Workplace Wisdom

Want to Be Successful? Make More Teams of Two

Unless you’re the sole decision-maker, you need employee support for your decisions. Even leaders must rely on networks and coalitions, along with informal ways to collaborate, coordinate, and share.

Yet at the same time, at every level and in every kind of job, more and more people in the workplace are feeling detached, not cared about, or not recognized for who they really are. Everyone does better when they feel that they matter and that they’re noticed — and the best way to help employees feel valuable is to connect with them.

Two by Two

What’s the most efficient way to connect? By building teams of two. When you build teams of two, you can expand your influence and create a community of mutual support. Even if you’re the business owner, you can only command so much and your authority only goes so far. The idea of being in relationship — achieving mutuality of interest — is still crucial. No matter how your business hierarchy is structured, who you know can be a powerful multiplier for what you know.

“Okay,” you say, “sign me up! But how do I do it?” If you’re ready to build relationships with your staff and colleagues throughout the organization, all it takes is simple, human involvement — that is, expending some time, effort, and personal energy. Start with the most basic building blocks: looking and listening.

Change the Ways You Interact, and Your Relationships Will Change

Look directly at everyone you talk to for the duration of your entire interaction. That doesn’t mean staring or glaring, it means gazing at them with interest and curiosity because you want to understand how they react, what motivates them, and what they see ahead. Most people don’t really pay attention, so to feel someone else’s purposeful attention can create a powerful combination of relaxation and inspiration — to be able to be who and how you are, and simultaneously, to want to contribute and participate. The only time you don’t need to look at someone is when you’re both looking at something together.

Similarly, listen, really listen, because part of being in relationship is hearing someone out until they’re done — without shifting the conversation to your next subject or to things that you find more interesting or important. Schedule enough time for talking so that you don’t need to cut them off, and plan to ask thoughtful, probing questions to ensure they’re telling you everything they think about the subject at hand.

Treat both the looking and the listening as opportunities for learning enough about what your colleagues do, work on, or care about that that you can respond in relevant and acknowledging ways. You don’t need to be an expert on their concerns, but you do need to demonstrate — whether you’re talking about business or something personal — that you understand why something is new, important, or difficult to them.

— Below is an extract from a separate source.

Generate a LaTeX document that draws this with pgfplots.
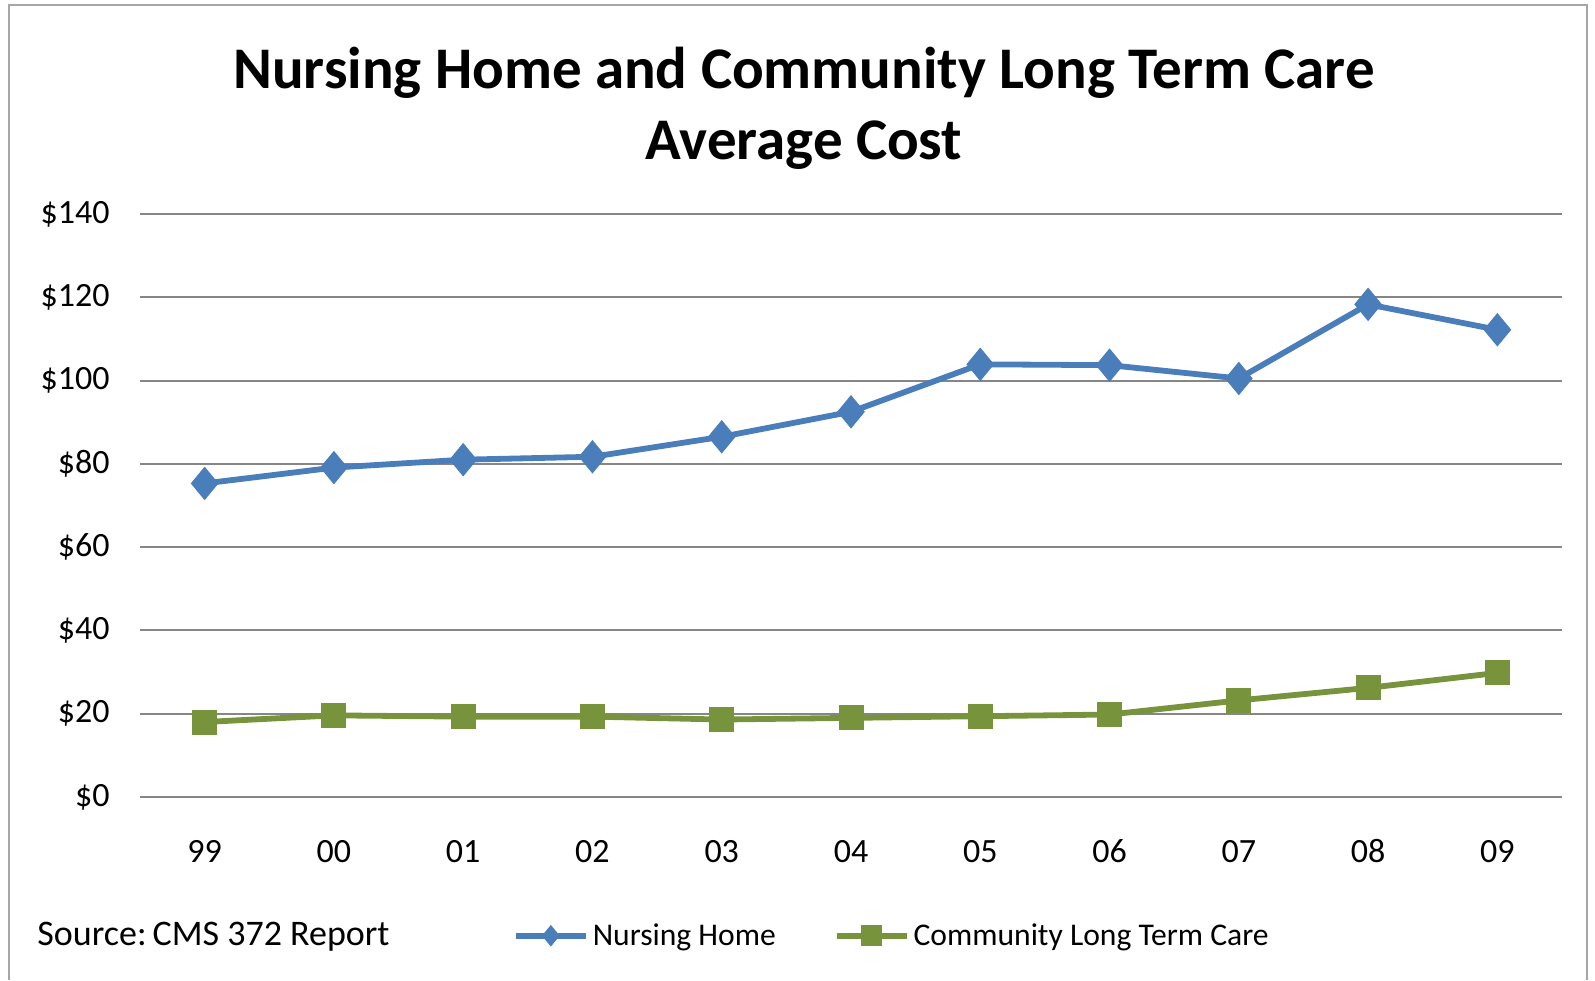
\documentclass[border=0pt]{standalone}
\usepackage{fontspec}
\setmainfont{Carlito}
\usepackage{pgfplots}
\pgfplotsset{compat=1.18}
\definecolor{nhblue}{RGB}{74,126,187}
\definecolor{cltgreen}{RGB}{119,147,60}
\definecolor{gridgray}{RGB}{134,134,134}
\begin{document}
\begin{tikzpicture}
\path[use as bounding box] (0pt,0pt) rectangle (797.5pt,490pt);
\draw[gray!70, line width=1pt] (4.5pt,0pt) -- (4.5pt,487.5pt) -- (793.5pt,487.5pt) -- (793.5pt,0pt);
\node[font=\fontsize{29.5}{35.5}\selectfont\bfseries, align=center] at (402pt,436pt) {Nursing Home and Community Long Term Care\\Average Cost};
\node[font=\fontsize{18}{20}\selectfont, anchor=west, inner sep=0pt] at (18.5pt,21.5pt) {Source:\,CMS 372 Report};
\begin{axis}[
  at={(70pt,91.5pt)}, anchor=south west, scale only axis, width=711pt, height=291.5pt,
  xmin=-0.5, xmax=10.5, ymin=0, ymax=140,
  xtick={0,...,10}, xticklabels={99,00,01,02,03,04,05,06,07,08,09},
  ytick={0,20,...,140}, yticklabels={\$0,\$20,\$40,\$60,\$80,\$100,\$120,\$140},
  ymajorgrids, grid style={gridgray, line width=1pt},
  axis line style={draw=none}, major tick length=0pt,
  tick label style={font=\fontsize{17}{20}\selectfont},
  xticklabel style={anchor=base, yshift=-32.5pt},
  yticklabel style={inner sep=0pt, xshift=-15pt, anchor=east},
  clip=false,
  legend style={at={(0.262,-0.238)}, anchor=west, draw=none, fill=none, legend columns=2,
    font=\fontsize{15.8}{19}\selectfont, inner sep=0pt,
    /tikz/every even column/.append style={column sep=27pt}},
  legend cell align=left,
  legend image code/.code={\draw[mark repeat=2, mark phase=2, #1, mark size=5pt] plot coordinates {(0pt,0pt) (17.5pt,0pt) (35pt,0pt)};},
]
\addplot[nhblue, line width=2.9pt, mark=diamond*, mark size=8pt, mark options={solid, line width=0.5pt, xscale=1.1}]
  coordinates {(0,75.3) (1,79.1) (2,81.0) (3,81.7) (4,86.5) (5,92.5) (6,103.9) (7,103.7) (8,100.5) (9,118.3) (10,112.2)};
\addlegendentry{Nursing Home}
\addplot[cltgreen, line width=2.9pt, mark=square*, mark size=6pt, mark options={solid, line width=0.5pt}]
  coordinates {(0,18.0) (1,19.6) (2,19.3) (3,19.3) (4,18.6) (5,19.0) (6,19.4) (7,19.8) (8,23.2) (9,26.2) (10,29.8)};
\addlegendentry{Community Long Term Care}
\end{axis}
\end{tikzpicture}
\end{document}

Connection Makes Reciprocity Possible

At the close of the conversation, be sure to thank them for their interest, participation, and contribution, whether they paid attention to your pitch, gave you advice, or wished you well even if they couldn’t help. And make sure to follow up, whether you’ve promised them something or just to see how their initiative went, if they’re making progress, or if they need to talk again.

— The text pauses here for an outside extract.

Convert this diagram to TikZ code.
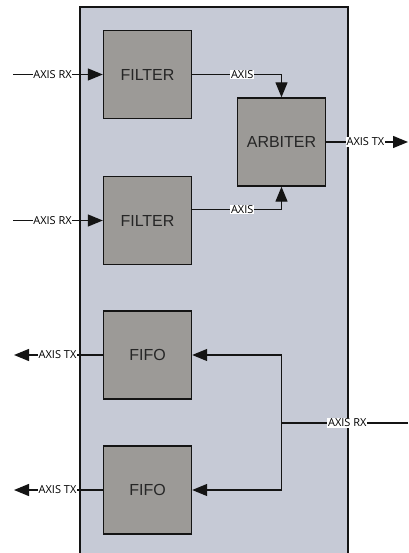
\documentclass[tikz,border=0pt]{standalone}
\usepackage{fontspec}
\setmainfont{Liberation Sans}
\newfontfamily\lblfont{Open Sans}
\usetikzlibrary{arrows.meta}
\definecolor{boardc}{RGB}{198,202,214}
\definecolor{blockc}{RGB}{156,154,151}
\definecolor{wirec}{RGB}{20,20,20}

\begin{document}
\begin{tikzpicture}[x=1pt,y=-1pt,>={Triangle[length=15pt,width=12pt]},
  blk/.style={draw=wirec,line width=1.4pt,fill=blockc,minimum size=88pt,inner sep=0pt,
    text=black!85,font=\fontsize{16}{19}\selectfont},
  sig/.style={draw=wirec,line width=1.3pt},
  lbl/.style={fill=white,inner sep=0.7pt,font=\lblfont\fontsize{11}{13}\selectfont}]
\useasboundingbox (0,0) rectangle (408,553);
% board (open at the bottom)
\fill[boardc] (80,7) rectangle (348,553);
\draw[wirec,line width=1.2pt] (80,553)--(80,7)--(348,7)--(348,553);
% blocks
\node[blk] (f1)    at (147.5,74.5) {FILTER};
\node[blk] (f2)    at (147.5,220.5) {FILTER};
\node[blk] (arb)   at (281.5,142) {ARBITER};
\node[blk] (fifo1) at (147.5,355) {FIFO};
\node[blk] (fifo2) at (147.5,490) {FIFO};
% outside ends
\coordinate (in1) at (13,74.5);
\coordinate (in2) at (13,220.5);
\coordinate (out) at (408,142);
\coordinate (tx1) at (14,355);
\coordinate (tx2) at (14,490);
\coordinate (rx)  at (408,423);
\coordinate (jn)  at (281.5,423);
% filter path
\draw[sig,->] (in1) -- node[lbl,pos=0.44]{AXIS RX} (f1.west);
\draw[sig,->] (in2) -- node[lbl,pos=0.44]{AXIS RX} (f2.west);
\draw[sig,->] (f1.east) -| node[lbl,pos=0.28]{AXIS} (arb.north);
\draw[sig,->] ([yshift=11pt]f2.east) -| node[lbl,pos=0.28]{AXIS} (arb.south);
\draw[sig,->] (arb.east) -- node[lbl,pos=0.48]{AXIS TX} (out);
% fifo path
\draw[sig] (rx) -- node[lbl,pos=0.48]{AXIS RX} (jn);
\draw[sig,->] (jn) |- (fifo1.east);
\draw[sig,->] (jn) |- (fifo2.east);
\draw[sig,->] (fifo1.west) -- node[lbl,pos=0.51]{AXIS TX} (tx1);
\draw[sig,->] (fifo2.west) -- node[lbl,pos=0.51]{AXIS TX} (tx2);
\end{tikzpicture}
\end{document}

This kind of personal attention creates connection, depth of relationship, and reciprocity. Teams of two can figure out more, combine resources, share knowledge, and provide support. At the very least, building teams of two means you’ll have more people to greet as you walk around the office, and more people to sit next to in meetings and at lunch. If you do it well, your new teammates will be able to vouch for the quality of your work and ideas, and whenever they can, will help you move forward.